Xiao Wen Ju (雎晓雯 (雎曉雯, Jū Xiǎowén); born 19 May 1989) is a Chinese model. She was the first model of Chinese descent to be the face of Marc Jacobs.

== Early life ==
Xiao Wen Ju was born on May 19, 1989, in the city of Xi'an in Shaanxi province. She began her modeling career in China in 2010, signing with IMG Models.

== Career ==
After gaining attention with her appearance on the cover of Harper's Bazaar China May 2010, which focused on Chinese models, Ju debuted in New York City at the Honor Fall 2011 show. During the New York Fashion Week Fall/Winter 2011 she also walked for DKNY, Prada and L.A.M.B. by Gwen Stefani during which she fell after the platform of her right shoe broke mid-walk.

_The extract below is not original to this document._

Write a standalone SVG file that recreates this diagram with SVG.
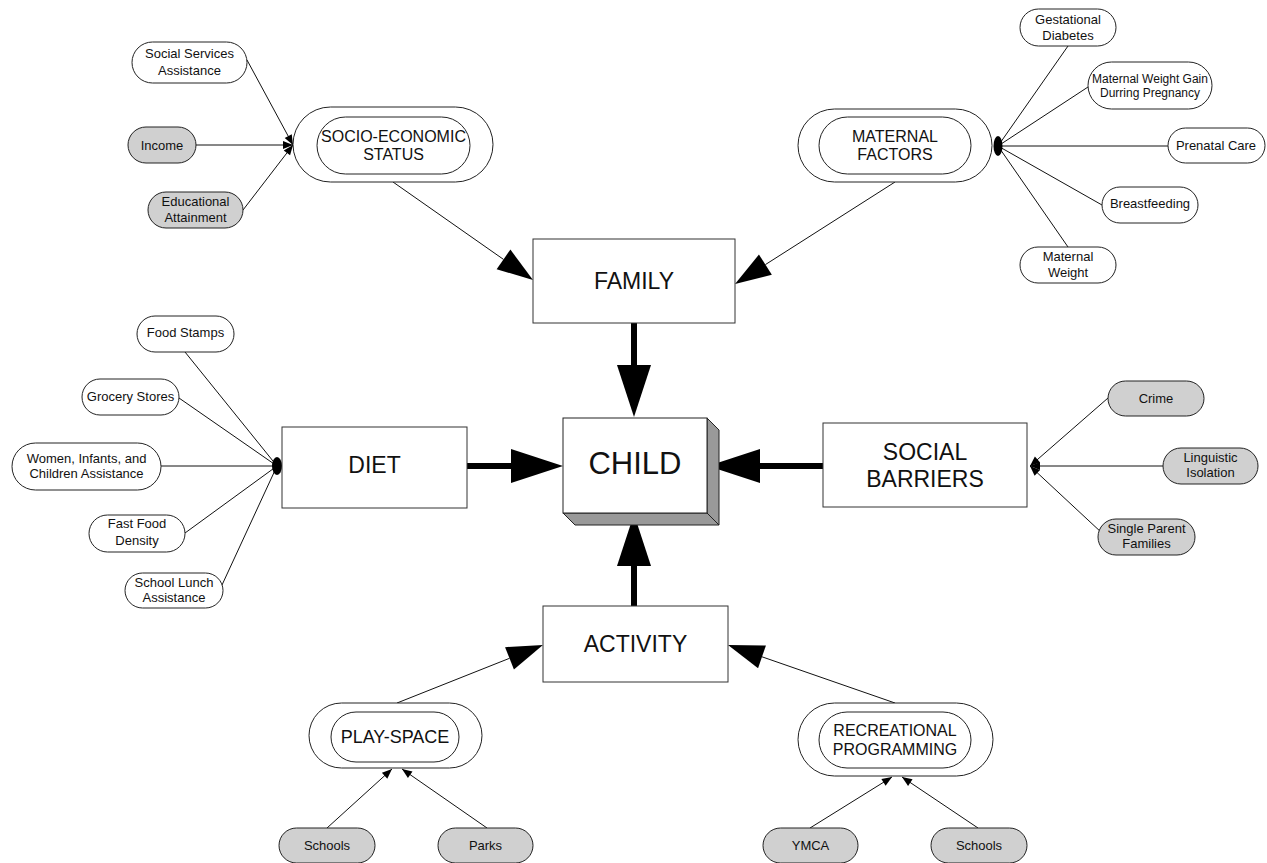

During the next 2011 fashion seasons she walked for Shiatzy Chen, 3.1 Phillip Lim, Calvin Klein Jeans, DKNY, Emanuel Ungaro, Hermès, Louis Vuitton, Prada, Rochas and Thierry Mugler among others. In addition she was picked to be on Lane Crawford's Fall/Winter 2011 campaign, along with other top Chinese models like Ming Xi and Shu Pei.

In 2012 she has walked for 3.1 Phillip Lim, DKNY, DSquared², Hermès, Jill Stuart, Jonathan Saunders, Louis Vuitton, Marc Jacobs, Moschino Cheap & Chic and Tory Burch. She has done ad campaigns for Adidas, Dior, Kenzo, Lane Crawford and Marc Jacobs (becoming the first Chinese model to front the designer's campaign). She has also appeared on the cover of Vogue China and Numero China (twice). At Tibi's Fall/Winter 2012 show she mistakenly walked down the runway in the wrong direction. In 2015 she appeared on the cover of Vogue Italia.

As of July 2012 she was ranked number 22 on Models.com's Top 50 female models list.

In 2015 she was placed as number 6 in Arogundade's top ten Asian models list. In 2016 she became the new face of L'Oréal.

She walked in the Victoria's Secret Fashion Show 2016 in Paris, becoming only fifth Chinese model to do so after Liu Wen, Sui He, Shu Pei, and Ming Xi. She walked again at the Victoria's Secret Fashion Show 2017 in Shanghai.

As of 2017, she was inducted into Models.com's list of "Industry Icons".

In 2018, Ju was featured in a show called Model Diaries where her trip to Dubai was documented by Etihad Airways as it shows its support for the global fashion industry.